I use hydrochloric acid to release a steroidal sapogenin from its saponin, then neutralise it with sodium bicarbonate. I am confident the hydrolysis works because the mixture no longer produces a persistent foam.

I know, from the literature, that this sapogenin is poorly soluble in water but very soluble in chloroform, so I phase extract the aqueous mixture with chloroform. I send the chloroform layer to my collaborator who evaporates it and resuspends in deuterated chloroform to do NMR. I expect several milligrams of the sapogenin but he has been unable to detect any. I'm losing my sapogenin. What am I doing wrong?

Some details and observations:

1) I add 2mls of concentrated (10N) hydrochloric acid to 8mls of the saponin which is in 45% ethanol (it's a “tincture”) so gets diluted to 36% ethanol when the hydrochloric acid is it added.

2) This (10ml) 2N reaction is incubated for 4 hours at 80C in a sealed polypropylene tube.

3) After incubation, the entire 10mls is poured into a flask containing 3 grams of sodium biocarbionate and mixed. Once the foaming (caused by release of carbon dioxide) has stopped, I pour the material into a new polypropylene tube. A lot of salt (NaCl) is produced from the neutralisation step. This salt and unreacted sodium bicarbonate settle to the bottom. I assume the solution is saturated with sodium ions.

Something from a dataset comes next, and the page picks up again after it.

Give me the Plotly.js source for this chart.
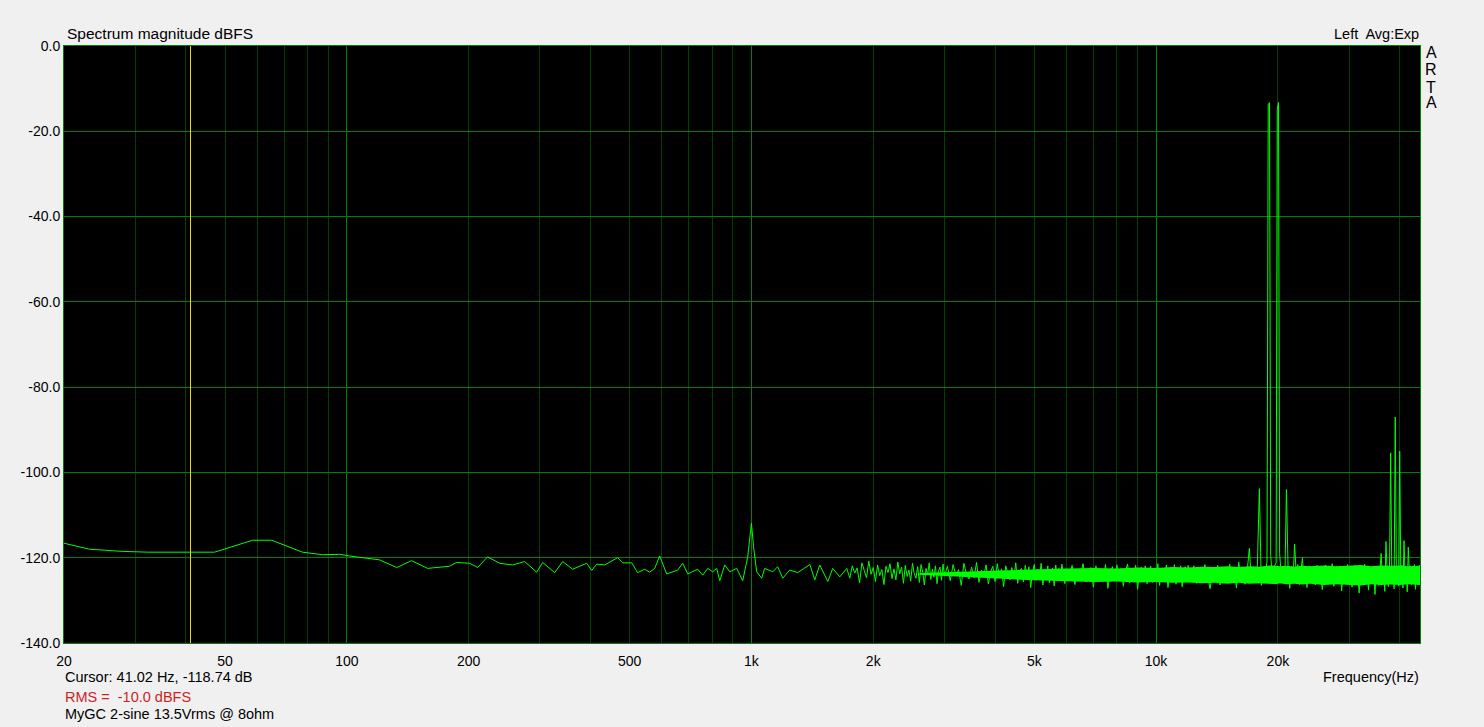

4) Copious amounts of a dark red precipitate forms – even under conditions using much less acid, such as 0.01N reactions. When the solution is spun in a table top centrifuge, it produces a pellet that is about 1.5ml (on top of the salt formed by neutralisation) from 10mls of solution. The supernatant (from this 0.01N reactions) still produces a persistent foam. The red pellet, suspended in water, does not.

Not surprisingly, reactions at 2N also produce this precipitation but it is much darker – like a dark purple approaching black – and there is no persistent foam.

I don't know what this stuff is but I'm guessing it's polytannins.

5) I add 4 mls of chloroform to the (hydrolysed and neutralised) solution. Seal the (polypropylene) tube and shake vigorously for 30 seconds. I then spin the tube in a table top centrifuge at 4000RPM for 5 minutes. Next I use a graduated plastic (polypropylene) transfer pipette to penetrate the aqueous layer, bubbled out the tip (which has a “plug” of “polytannins” and some aqueous) and then collect the chloroform from the bottom, while avoiding the salt pellet. I transfer this into a glass (scintillation) vial. Then I add another 4mls of chloroform and extract again. I end up with more than 8mls in the vial because some of the ethanol moves into the chloroform. (They're miscible.)

Attached is a pdf with some photos and experimental flow chart.

Thanking you in advance for your suggestions.